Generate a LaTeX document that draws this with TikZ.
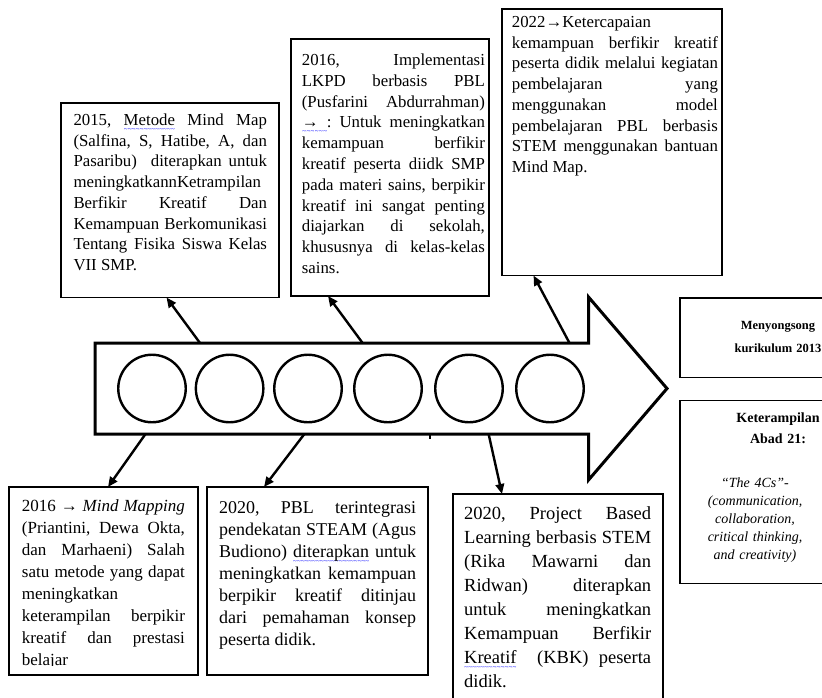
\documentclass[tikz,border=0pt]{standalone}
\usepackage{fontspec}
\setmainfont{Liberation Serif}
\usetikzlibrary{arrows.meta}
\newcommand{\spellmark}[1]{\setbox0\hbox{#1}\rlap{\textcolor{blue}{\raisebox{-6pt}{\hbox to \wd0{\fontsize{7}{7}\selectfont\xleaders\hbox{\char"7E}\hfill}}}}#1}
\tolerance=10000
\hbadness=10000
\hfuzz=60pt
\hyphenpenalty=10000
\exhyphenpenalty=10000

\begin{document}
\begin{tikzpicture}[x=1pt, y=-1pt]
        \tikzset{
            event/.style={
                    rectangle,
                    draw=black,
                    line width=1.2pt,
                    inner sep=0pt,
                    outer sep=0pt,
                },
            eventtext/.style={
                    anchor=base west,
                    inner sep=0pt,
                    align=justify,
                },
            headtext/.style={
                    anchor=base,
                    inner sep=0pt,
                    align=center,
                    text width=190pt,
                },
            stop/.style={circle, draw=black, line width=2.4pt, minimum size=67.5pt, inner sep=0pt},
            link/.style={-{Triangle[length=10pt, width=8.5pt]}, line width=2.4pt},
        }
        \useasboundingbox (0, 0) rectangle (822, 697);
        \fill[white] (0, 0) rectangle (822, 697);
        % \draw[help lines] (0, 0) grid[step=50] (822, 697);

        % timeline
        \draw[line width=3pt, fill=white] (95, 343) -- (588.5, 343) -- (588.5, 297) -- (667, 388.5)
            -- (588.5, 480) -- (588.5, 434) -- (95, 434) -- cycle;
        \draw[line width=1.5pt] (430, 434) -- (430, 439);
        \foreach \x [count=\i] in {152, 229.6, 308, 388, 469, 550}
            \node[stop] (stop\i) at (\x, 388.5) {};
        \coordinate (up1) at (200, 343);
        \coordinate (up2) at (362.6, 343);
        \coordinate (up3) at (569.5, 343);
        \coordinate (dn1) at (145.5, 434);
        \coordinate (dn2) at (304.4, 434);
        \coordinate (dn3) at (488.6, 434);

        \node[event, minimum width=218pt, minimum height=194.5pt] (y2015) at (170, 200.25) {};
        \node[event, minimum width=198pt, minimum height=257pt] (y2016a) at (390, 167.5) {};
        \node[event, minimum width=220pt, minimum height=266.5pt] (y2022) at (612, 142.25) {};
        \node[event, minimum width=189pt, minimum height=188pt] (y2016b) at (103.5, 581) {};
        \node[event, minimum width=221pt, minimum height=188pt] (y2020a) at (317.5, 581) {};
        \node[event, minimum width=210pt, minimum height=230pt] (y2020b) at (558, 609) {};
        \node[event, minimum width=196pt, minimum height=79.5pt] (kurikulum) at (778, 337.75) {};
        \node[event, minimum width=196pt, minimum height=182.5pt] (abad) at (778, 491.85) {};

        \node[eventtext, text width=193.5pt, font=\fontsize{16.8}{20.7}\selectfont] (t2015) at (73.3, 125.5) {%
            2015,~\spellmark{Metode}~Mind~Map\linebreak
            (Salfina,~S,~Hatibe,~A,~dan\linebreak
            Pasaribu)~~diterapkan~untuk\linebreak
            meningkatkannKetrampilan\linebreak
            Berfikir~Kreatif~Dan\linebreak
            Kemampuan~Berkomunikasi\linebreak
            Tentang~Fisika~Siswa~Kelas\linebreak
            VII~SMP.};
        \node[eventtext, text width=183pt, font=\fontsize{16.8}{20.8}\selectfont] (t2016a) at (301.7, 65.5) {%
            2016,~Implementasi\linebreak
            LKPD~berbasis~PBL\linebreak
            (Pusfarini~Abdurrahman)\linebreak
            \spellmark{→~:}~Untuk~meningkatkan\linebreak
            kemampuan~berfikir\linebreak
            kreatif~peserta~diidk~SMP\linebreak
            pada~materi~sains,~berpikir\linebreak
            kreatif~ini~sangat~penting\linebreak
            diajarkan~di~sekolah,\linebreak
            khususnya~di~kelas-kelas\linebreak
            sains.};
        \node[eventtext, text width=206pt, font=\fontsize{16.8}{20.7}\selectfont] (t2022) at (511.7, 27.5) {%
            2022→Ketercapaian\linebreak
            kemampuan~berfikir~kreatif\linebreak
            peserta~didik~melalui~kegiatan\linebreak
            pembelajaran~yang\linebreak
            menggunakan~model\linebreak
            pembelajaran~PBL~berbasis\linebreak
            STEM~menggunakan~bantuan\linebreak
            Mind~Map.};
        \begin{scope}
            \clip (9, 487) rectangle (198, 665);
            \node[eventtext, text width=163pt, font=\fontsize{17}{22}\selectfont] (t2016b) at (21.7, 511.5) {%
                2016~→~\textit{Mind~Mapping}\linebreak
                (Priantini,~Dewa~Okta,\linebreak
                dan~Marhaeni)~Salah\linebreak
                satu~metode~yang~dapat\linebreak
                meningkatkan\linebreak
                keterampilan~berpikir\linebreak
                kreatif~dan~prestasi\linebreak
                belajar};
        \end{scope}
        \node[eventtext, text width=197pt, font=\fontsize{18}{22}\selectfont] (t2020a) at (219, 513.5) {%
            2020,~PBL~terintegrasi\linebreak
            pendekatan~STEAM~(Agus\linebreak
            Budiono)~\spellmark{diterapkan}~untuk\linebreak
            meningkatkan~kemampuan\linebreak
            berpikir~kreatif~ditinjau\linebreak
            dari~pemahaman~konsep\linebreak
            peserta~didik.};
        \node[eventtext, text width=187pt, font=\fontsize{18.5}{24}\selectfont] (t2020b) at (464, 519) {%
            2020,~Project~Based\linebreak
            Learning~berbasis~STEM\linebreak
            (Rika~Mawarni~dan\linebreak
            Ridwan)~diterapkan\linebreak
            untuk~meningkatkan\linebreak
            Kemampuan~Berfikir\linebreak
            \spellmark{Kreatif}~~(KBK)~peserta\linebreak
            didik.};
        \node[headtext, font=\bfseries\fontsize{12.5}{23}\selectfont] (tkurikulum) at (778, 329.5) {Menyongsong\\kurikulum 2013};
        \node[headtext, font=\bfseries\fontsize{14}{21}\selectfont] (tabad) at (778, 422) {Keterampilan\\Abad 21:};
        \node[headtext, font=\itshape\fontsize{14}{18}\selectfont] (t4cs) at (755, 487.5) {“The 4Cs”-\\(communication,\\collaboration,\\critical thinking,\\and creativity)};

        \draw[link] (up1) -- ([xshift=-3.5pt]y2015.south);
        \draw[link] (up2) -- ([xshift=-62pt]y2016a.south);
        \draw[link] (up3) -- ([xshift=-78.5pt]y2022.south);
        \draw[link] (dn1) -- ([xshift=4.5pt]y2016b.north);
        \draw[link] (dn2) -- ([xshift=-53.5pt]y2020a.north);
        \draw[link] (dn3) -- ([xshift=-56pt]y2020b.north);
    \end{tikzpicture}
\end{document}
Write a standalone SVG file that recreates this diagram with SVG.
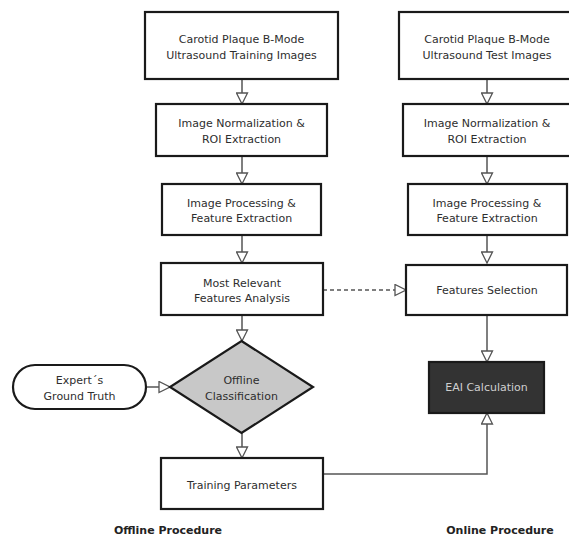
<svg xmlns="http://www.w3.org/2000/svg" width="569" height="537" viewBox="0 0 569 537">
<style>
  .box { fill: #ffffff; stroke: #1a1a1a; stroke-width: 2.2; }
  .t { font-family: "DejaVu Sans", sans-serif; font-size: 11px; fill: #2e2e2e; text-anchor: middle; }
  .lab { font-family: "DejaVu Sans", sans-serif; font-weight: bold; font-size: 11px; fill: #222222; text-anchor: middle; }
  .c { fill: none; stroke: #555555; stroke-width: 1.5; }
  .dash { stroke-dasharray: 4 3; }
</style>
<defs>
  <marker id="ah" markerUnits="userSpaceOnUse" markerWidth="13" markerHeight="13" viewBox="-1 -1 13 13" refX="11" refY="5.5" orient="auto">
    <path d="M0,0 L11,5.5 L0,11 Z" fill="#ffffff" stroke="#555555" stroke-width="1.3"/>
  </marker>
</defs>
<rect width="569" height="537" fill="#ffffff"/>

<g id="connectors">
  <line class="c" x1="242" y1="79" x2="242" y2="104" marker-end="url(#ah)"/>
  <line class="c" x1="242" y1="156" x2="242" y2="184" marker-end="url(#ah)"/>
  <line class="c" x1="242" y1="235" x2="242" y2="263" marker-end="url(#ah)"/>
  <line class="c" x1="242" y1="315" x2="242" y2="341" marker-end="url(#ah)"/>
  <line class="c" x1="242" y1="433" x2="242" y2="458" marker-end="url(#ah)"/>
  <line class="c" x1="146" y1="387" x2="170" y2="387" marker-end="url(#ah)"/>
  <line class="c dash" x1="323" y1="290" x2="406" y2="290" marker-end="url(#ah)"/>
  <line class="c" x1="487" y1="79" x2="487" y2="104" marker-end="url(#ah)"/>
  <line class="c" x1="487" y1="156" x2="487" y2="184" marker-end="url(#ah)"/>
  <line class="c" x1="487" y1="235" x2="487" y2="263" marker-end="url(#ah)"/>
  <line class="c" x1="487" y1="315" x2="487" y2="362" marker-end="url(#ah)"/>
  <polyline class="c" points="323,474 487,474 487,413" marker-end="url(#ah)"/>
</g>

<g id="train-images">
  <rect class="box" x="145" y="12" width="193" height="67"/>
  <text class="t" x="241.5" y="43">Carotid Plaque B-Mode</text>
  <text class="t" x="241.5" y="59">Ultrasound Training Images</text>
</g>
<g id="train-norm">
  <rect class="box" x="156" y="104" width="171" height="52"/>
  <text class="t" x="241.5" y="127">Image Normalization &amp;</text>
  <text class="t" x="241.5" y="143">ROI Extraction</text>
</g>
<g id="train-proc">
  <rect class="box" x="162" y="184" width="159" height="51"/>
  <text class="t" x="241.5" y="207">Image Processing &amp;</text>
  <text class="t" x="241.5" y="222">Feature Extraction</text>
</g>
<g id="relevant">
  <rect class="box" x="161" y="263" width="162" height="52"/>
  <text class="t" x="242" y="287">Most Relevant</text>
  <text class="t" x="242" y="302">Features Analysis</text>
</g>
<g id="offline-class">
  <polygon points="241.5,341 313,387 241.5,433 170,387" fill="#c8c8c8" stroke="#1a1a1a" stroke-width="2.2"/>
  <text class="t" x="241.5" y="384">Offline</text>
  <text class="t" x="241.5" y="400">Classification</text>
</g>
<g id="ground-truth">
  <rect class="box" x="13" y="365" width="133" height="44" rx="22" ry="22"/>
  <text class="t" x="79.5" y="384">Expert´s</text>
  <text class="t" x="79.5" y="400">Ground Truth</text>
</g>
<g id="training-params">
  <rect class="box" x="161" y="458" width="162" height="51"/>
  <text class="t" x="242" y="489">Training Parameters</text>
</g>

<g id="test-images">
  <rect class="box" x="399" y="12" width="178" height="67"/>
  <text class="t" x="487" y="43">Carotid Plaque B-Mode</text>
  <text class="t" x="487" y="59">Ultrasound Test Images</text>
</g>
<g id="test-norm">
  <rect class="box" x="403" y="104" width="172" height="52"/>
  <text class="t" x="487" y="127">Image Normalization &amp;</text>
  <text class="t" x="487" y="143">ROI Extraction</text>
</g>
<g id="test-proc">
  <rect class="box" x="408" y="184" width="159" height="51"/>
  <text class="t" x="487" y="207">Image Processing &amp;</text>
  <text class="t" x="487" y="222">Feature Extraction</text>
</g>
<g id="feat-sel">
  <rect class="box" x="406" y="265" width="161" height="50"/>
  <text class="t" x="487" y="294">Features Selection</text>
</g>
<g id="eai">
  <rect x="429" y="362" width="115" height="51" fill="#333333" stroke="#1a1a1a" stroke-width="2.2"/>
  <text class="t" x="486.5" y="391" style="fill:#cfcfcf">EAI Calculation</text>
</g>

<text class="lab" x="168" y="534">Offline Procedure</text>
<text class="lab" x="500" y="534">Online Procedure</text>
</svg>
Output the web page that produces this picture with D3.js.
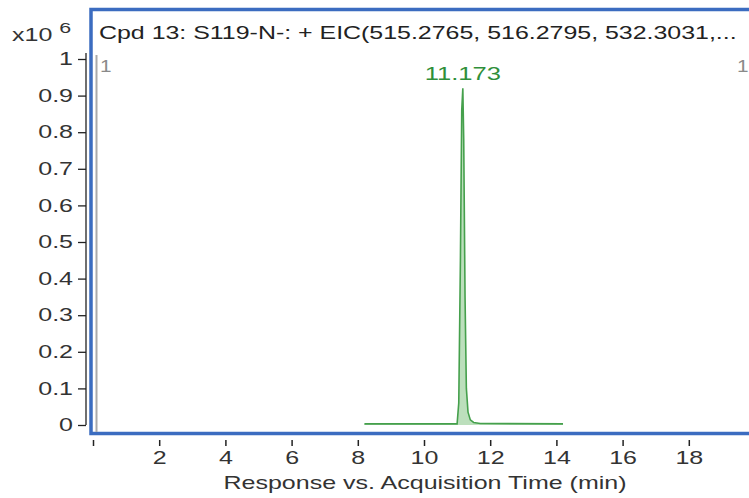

REQUIREMENTS ▸
Select every line in the material above where the string "that" occurs, and copy it.

RESULT ▸
Generate a LaTeX document that draws this with TikZ.
Write a standalone SVG file that recreates this diagram with SVG.
Output the web page that produces this picture with D3.js.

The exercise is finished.